Other leaded-glass windows in the collection include work by William Morris, Louis Sullivan, Frank Lloyd Wright, John LaFarge and Arthur J. Nash. Emile Gallé, René Lalique, and Peter Carl Fabergé are represented in the jewelry and silver. The furniture collection includes pieces by Emile Gallé, Louis Majorelle, and Gustav Stickley, as well as those by Tiffany. The museum also has over 800 pieces in its 19th-century American Art Pottery collection, including about 300 Rookwood pieces. The sculpture collection includes work by Thomas Crawford, Hiram Powers, Daniel Chester French, John Rogers, and others.

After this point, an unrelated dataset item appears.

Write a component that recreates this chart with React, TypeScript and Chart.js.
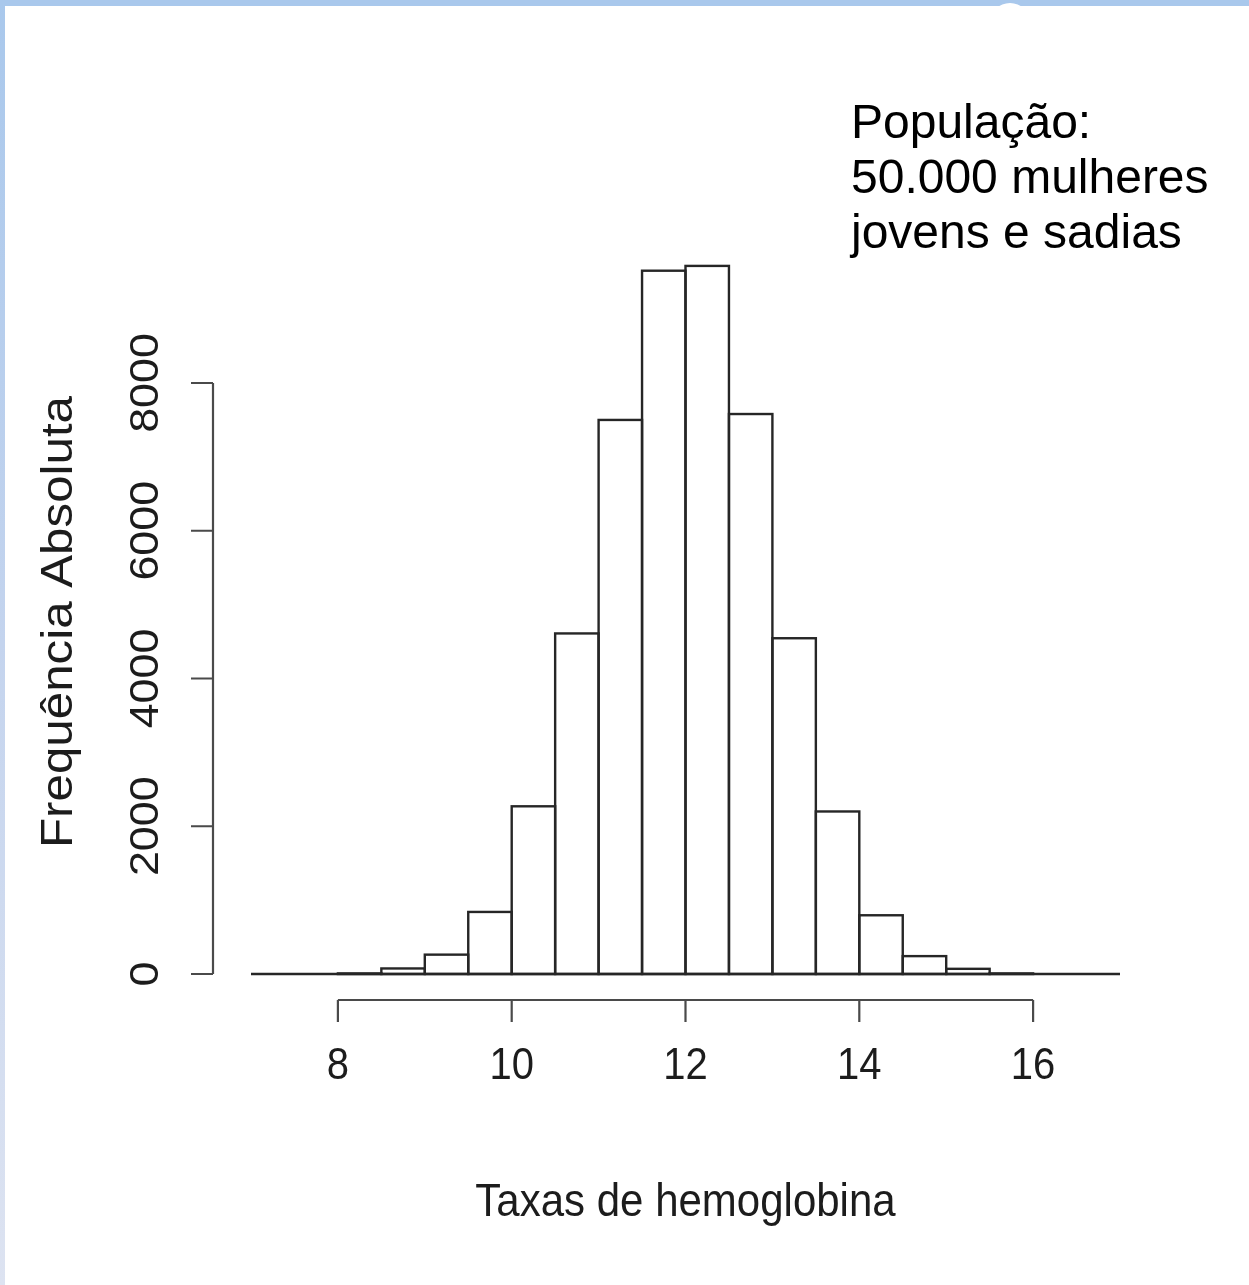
import React, { useEffect, useRef } from "react";
import { Chart, registerables } from "chart.js";

Chart.register(...registerables);

// Histogram bins (width 0.5) – centres and absolute frequencies
const binCenters = [
  7.25, 7.75, 8.25, 8.75, 9.25, 9.75, 10.25, 10.75, 11.25, 11.75,
  12.25, 12.75, 13.25, 13.75, 14.25, 14.75, 15.25, 15.75, 16.25, 16.75,
];
const frequencies = [
  0, 0, 8, 75, 262, 840, 2270, 4610, 7500, 9520,
  9585, 7580, 4545, 2200, 795, 242, 70, 8, 0, 0,
];
const histRange = [7, 17];
const xTicks = [8, 10, 12, 14, 16];
const yTicks = [0, 2000, 4000, 6000, 8000];
const xTitle = "Taxas de hemoglobina";
const yTitle = "Frequência Absoluta";
const noteLines = ["População:", "50.000 mulheres", "jovens e sadias"];

const FONT = '"Liberation Sans", Arial, Helvetica, sans-serif';
const STRETCH = 1.12;

function hText(ctx: CanvasRenderingContext2D, t: string, x: number, y: number, size: number) {
  ctx.save();
  ctx.translate(x, y);
  ctx.scale(1, STRETCH);
  ctx.font = `${size}px ${FONT}`;
  ctx.textAlign = "center";
  ctx.textBaseline = "alphabetic";
  ctx.fillText(t, 0, 0);
  ctx.restore();
}

function vText(ctx: CanvasRenderingContext2D, t: string, x: number, y: number, size: number) {
  ctx.save();
  ctx.translate(x, y);
  ctx.rotate(-Math.PI / 2);
  ctx.scale(STRETCH, 1);
  ctx.font = `${size}px ${FONT}`;
  ctx.textAlign = "center";
  ctx.textBaseline = "alphabetic";
  ctx.fillText(t, 0, 0);
  ctx.restore();
}

const rStylePlugin = {
  id: "rStyle",
  afterDatasetsDraw(chart: any) {
    const ctx: CanvasRenderingContext2D = chart.ctx;
    const xs = chart.scales.x;
    const ys = chart.scales.y;
    const meta = chart.getDatasetMeta(0);
    const y0 = ys.getPixelForValue(0);

    ctx.save();
    // bar outlines (shared edges overlap like R's rect())
    ctx.strokeStyle = "#262626";
    ctx.lineWidth = 2.4;
    ctx.lineJoin = "miter";
    meta.data.forEach((el: any) => {
      const p = el.getProps(["x", "y", "base", "width"], true);
      const h = p.base - p.y;
      if (h > 0.3) ctx.strokeRect(p.x - p.width / 2, p.y, p.width, h);
    });
    // baseline across full histogram range
    ctx.beginPath();
    ctx.moveTo(xs.getPixelForValue(histRange[0]), y0);
    ctx.lineTo(xs.getPixelForValue(histRange[1]), y0);
    ctx.stroke();

    // x axis (R style, offset below)
    const axY = y0 + 26;
    const tickLen = 22;
    ctx.strokeStyle = "#4a4a4a";
    ctx.lineWidth = 2.2;
    ctx.beginPath();
    ctx.moveTo(xs.getPixelForValue(xTicks[0]), axY);
    ctx.lineTo(xs.getPixelForValue(xTicks[xTicks.length - 1]), axY);
    xTicks.forEach((v) => {
      const px = xs.getPixelForValue(v);
      ctx.moveTo(px, axY);
      ctx.lineTo(px, axY + tickLen);
    });
    ctx.stroke();

    // y axis (R style, offset left)
    const axX = chart.chartArea.left - 38;
    ctx.beginPath();
    ctx.moveTo(axX, ys.getPixelForValue(yTicks[0]));
    ctx.lineTo(axX, ys.getPixelForValue(yTicks[yTicks.length - 1]));
    yTicks.forEach((v) => {
      const py = ys.getPixelForValue(v);
      ctx.moveTo(axX, py);
      ctx.lineTo(axX - tickLen, py);
    });
    ctx.stroke();

    // labels
    ctx.fillStyle = "#1c1c1c";
    xTicks.forEach((v) => hText(ctx, String(v), xs.getPixelForValue(v), axY + 79, 40));
    yTicks.forEach((v) => vText(ctx, String(v), axX - 55, ys.getPixelForValue(v), 40));
    const xMid = (xs.getPixelForValue(histRange[0]) + xs.getPixelForValue(histRange[1])) / 2;
    hText(ctx, xTitle, xMid, axY + 216, 42);
    vText(ctx, yTitle, 72, 622, 44);
    ctx.restore();
  },
};

export default function App() {
  const canvasRef = useRef<HTMLCanvasElement | null>(null);

  useEffect(() => {
    if (!canvasRef.current) return;
    const chart = new Chart(canvasRef.current, {
      type: "bar",
      data: {
        datasets: [
          {
            data: binCenters.map((c, i) => ({ x: c, y: frequencies[i] })),
            backgroundColor: "#ffffff",
            borderWidth: 0,
            barPercentage: 1,
            categoryPercentage: 1,
            inflateAmount: 0,
          } as any,
        ],
      },
      options: {
        animation: false,
        responsive: false,
        devicePixelRatio: 1,
        layout: { padding: { left: 251, right: 129, top: 235.25, bottom: 311 } },
        plugins: { legend: { display: false }, tooltip: { enabled: false } },
        scales: {
          x: {
            type: "linear",
            min: histRange[0],
            max: histRange[1],
            offset: false,
            display: false,
            ticks: { stepSize: 1 },
          },
          y: { type: "linear", min: 0, max: 10000, display: false },
        },
      },
      plugins: [rStylePlugin],
    });
    return () => chart.destroy();
  }, []);

  return (
    <div style={{ position: "absolute", left: 0, top: 0, width: 1249, height: 1285, background: "#fff", overflow: "hidden" }}>
      <div style={{ position: "absolute", left: 0, top: 0, width: 1249, height: 6, background: "#a9c8ec" }} />
      <div
        style={{
          position: "absolute",
          left: 0,
          top: 0,
          width: 5,
          height: 1285,
          background: "linear-gradient(to bottom, #a9c8ec 0%, #c4d4ee 50%, #dde3f1 100%)",
        }}
      />
      <div style={{ position: "absolute", left: 990, top: 3, width: 40, height: 40, borderRadius: "50%", background: "#fff" }} />
      <canvas ref={canvasRef} width={1249} height={1285} style={{ position: "absolute", left: 0, top: 0, width: 1249, height: 1285 }} />
      <div
        style={{
          position: "absolute",
          left: 851,
          top: 94,
          font: `48px ${FONT}`,
          lineHeight: "55px",
          color: "#000",
          whiteSpace: "nowrap",
        }}
      >
        {noteLines.map((l, i) => (
          <div key={i}>{l}</div>
        ))}
      </div>
    </div>
  );
}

The museum also has a collection of American paintings and prints. The paintings include work by Samuel F. B. Morse (a relative of Charles Hosmer Morse), Thomas Doughty, George Inness, John Singer Sargent, Rembrandt Peale, Cecilia Beaux, Martin Johnson Heade, Maxfield Parrish, Arthur B. Davies, Hermann Herzog, Thomas Hart Benton, and Samuel Colman. Prints include work by some of the same artists as well as Grant Wood, Mary Cassatt, Paul Cézanne, Childe Hassam, John Steuart Curry, and Edward Hopper.